→ **Data supplied**:

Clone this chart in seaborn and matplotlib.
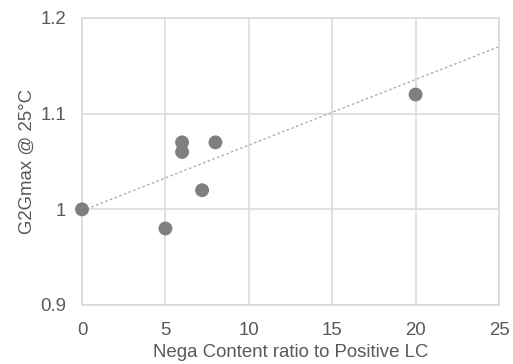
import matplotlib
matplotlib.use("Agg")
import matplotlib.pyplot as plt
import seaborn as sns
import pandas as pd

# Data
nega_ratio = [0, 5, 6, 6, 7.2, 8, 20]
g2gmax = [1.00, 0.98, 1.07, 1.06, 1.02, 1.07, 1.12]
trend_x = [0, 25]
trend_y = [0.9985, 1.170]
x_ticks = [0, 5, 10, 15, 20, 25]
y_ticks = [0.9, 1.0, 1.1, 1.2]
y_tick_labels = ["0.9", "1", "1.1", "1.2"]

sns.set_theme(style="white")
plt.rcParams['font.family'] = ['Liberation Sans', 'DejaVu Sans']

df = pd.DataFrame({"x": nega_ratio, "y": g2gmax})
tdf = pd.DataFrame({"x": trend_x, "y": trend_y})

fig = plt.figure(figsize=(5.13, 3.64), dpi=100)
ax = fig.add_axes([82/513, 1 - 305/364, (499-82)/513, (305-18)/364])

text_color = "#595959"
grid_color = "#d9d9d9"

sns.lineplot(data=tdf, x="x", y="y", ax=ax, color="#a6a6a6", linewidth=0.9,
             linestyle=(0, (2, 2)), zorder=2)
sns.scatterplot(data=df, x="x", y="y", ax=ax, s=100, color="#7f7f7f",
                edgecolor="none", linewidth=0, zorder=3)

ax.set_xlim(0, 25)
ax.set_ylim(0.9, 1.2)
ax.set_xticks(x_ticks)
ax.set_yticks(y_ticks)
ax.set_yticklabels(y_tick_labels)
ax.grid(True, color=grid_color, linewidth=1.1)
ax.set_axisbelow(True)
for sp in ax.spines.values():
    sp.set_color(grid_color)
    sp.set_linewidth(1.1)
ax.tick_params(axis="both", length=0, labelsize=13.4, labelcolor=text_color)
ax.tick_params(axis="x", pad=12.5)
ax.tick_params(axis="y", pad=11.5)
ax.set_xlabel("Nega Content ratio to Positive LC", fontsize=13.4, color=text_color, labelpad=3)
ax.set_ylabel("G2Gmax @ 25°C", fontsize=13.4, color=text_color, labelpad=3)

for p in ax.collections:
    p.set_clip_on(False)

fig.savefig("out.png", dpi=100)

...

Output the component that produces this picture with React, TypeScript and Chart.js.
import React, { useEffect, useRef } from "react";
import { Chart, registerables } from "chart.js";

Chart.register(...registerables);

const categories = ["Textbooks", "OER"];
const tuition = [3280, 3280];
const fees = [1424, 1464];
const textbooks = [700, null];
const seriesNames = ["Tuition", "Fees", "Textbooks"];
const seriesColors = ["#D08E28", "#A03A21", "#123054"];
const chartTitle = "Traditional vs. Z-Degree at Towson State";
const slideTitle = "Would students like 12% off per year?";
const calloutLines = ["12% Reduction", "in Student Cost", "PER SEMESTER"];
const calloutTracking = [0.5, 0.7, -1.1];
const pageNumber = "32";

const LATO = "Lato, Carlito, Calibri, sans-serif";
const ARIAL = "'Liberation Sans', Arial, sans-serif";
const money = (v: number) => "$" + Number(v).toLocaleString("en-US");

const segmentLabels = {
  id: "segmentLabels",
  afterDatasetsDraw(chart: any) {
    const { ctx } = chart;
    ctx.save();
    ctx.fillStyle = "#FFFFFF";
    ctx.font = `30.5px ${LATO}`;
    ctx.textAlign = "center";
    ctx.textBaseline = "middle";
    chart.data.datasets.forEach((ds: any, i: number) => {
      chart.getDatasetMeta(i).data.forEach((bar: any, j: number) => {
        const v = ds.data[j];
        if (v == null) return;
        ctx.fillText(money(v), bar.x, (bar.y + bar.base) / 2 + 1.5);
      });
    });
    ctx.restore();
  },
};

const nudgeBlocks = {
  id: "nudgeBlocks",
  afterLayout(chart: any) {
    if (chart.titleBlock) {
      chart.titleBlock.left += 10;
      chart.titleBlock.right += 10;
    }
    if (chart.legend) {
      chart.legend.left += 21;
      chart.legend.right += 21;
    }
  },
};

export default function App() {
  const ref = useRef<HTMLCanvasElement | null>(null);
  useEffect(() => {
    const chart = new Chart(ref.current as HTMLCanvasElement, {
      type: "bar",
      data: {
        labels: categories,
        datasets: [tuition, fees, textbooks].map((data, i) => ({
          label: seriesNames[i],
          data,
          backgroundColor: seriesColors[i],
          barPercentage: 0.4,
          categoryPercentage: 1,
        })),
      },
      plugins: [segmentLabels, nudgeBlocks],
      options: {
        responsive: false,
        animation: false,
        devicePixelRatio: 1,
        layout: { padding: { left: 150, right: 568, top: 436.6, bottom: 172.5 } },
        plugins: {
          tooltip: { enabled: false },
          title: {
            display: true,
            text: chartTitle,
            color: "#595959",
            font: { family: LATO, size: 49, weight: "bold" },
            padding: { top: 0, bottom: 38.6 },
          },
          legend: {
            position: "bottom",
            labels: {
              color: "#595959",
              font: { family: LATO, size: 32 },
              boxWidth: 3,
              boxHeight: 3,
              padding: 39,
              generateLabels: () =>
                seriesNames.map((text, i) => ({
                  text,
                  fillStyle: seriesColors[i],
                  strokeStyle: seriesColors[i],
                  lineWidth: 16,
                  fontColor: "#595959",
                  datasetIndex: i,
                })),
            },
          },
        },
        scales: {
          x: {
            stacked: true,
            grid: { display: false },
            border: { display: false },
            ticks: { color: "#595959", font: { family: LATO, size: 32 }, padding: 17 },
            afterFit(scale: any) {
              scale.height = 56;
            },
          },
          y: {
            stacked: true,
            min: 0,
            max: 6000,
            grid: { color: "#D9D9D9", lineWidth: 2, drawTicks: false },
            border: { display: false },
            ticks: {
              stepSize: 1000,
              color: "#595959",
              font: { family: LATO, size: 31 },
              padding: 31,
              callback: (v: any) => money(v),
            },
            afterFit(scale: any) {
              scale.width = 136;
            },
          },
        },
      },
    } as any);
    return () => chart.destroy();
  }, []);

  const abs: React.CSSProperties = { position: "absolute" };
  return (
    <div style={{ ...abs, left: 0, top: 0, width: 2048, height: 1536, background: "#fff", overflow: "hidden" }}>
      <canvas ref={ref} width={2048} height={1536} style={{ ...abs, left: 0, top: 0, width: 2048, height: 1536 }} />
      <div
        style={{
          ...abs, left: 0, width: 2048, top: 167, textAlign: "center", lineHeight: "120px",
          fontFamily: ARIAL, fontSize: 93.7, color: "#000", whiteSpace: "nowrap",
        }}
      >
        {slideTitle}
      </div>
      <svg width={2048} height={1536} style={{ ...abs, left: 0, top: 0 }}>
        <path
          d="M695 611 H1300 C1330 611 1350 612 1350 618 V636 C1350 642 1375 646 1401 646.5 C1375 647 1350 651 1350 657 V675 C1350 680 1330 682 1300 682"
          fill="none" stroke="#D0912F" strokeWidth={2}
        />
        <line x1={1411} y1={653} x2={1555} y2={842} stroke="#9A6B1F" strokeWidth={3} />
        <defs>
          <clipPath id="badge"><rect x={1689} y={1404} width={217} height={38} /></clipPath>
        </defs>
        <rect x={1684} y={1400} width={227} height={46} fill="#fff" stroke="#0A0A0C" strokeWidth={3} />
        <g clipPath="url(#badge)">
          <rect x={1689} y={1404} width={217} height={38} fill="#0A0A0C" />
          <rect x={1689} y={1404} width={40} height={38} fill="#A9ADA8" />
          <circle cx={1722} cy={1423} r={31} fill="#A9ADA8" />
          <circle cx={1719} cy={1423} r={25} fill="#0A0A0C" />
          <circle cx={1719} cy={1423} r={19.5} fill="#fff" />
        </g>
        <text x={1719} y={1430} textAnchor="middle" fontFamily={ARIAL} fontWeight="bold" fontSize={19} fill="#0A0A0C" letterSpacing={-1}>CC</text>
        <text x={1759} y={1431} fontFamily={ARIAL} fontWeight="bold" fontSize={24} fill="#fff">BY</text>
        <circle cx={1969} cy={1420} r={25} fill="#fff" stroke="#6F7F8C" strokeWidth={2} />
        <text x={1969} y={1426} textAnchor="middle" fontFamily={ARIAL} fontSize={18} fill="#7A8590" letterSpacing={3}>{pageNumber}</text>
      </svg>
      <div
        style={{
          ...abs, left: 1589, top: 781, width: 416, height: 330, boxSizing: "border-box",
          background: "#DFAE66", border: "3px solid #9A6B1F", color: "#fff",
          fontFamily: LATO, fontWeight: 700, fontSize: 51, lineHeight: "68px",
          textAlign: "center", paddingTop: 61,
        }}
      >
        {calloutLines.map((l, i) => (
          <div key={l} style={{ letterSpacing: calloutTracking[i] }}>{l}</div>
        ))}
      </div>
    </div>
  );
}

→ **Written task**:
Nothing but the lines from the one containing "Clone this chart in seaborn and matplotlib." through the one containing "plt.rcParams['font.family'] = ['Liberation" should appear in your copy, exactly as written and without pictures.

→ **The completed task**:
Clone this chart in seaborn and matplotlib.
import matplotlib
matplotlib.use("Agg")
import matplotlib.pyplot as plt
import seaborn as sns
import pandas as pd

# Data
nega_ratio = [0, 5, 6, 6, 7.2, 8, 20]
g2gmax = [1.00, 0.98, 1.07, 1.06, 1.02, 1.07, 1.12]
trend_x = [0, 25]
trend_y = [0.9985, 1.170]
x_ticks = [0, 5, 10, 15, 20, 25]
y_ticks = [0.9, 1.0, 1.1, 1.2]
y_tick_labels = ["0.9", "1", "1.1", "1.2"]

sns.set_theme(style="white")
plt.rcParams['font.family'] = ['Liberation Sans', 'DejaVu Sans']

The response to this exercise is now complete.